Le passage permanent des camions chargés de bauxite entre les mines et les ports du pays diffuse dans l’air une poussière qui endommage les poumons des populations et déséquilibre tout l’écosystème. Une situation dont le gouvernement guinéen peine à prendre la mesure. Les 25 et 26 avril dernier, des émeutes ont enflammé la ville de Boké, principal centre de l’exploitation de la bauxite dans le pays. Les violences, qui ont fait deux morts, illustrent bien la tension qui règne auprès des habitants excédés de voir qu’ils ne bénéficient nullement de la présence des entreprises chinoises, bien au contraire. Car paradoxalement, la ville de Boké est ravagée par un chômage de masse, les groupes miniers investissant peu sur place. « Nous pouvons dire que dans ce domaine il y a encore des insuffisances, tant dans la prévention de l’environnement que dans le contenu local.
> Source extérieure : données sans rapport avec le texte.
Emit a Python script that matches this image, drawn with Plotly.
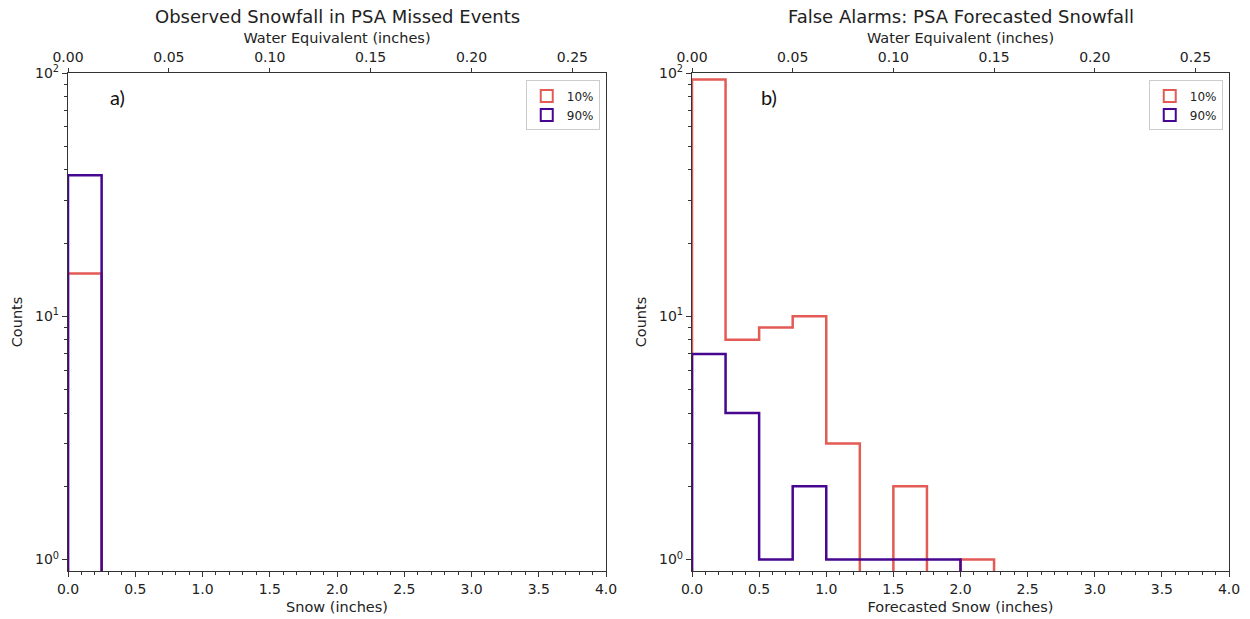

Il n’est pas normal que certaines sociétés minières continuent à faire rouler des camions avec beaucoup de poussière parce que c’est contraire au principe de bonne gouvernance qui est la protection de l’environnement » avait alors déclaré le président guinée Alpha Condé pour tenter de calmer les esprits. Une déclaration qui manque encore de mesures concrètes.
Le gouvernement souhaite-t-il adopter une législation contraignante similaire à celle qui a été prise en Zambie ? On peut en douter : l’État guinéen a signé des partenariats avec les sociétés China Hongqiao Group et Chinalco pour extraire dès 2018 respectivement 22 millions et 40 millions de tonnes de bauxite par an. Une augmentation exponentielle de volume qui laisse penser qu’à Conakry, ce sont bien les entreprises de l’Empire du Milieu qui font la loi.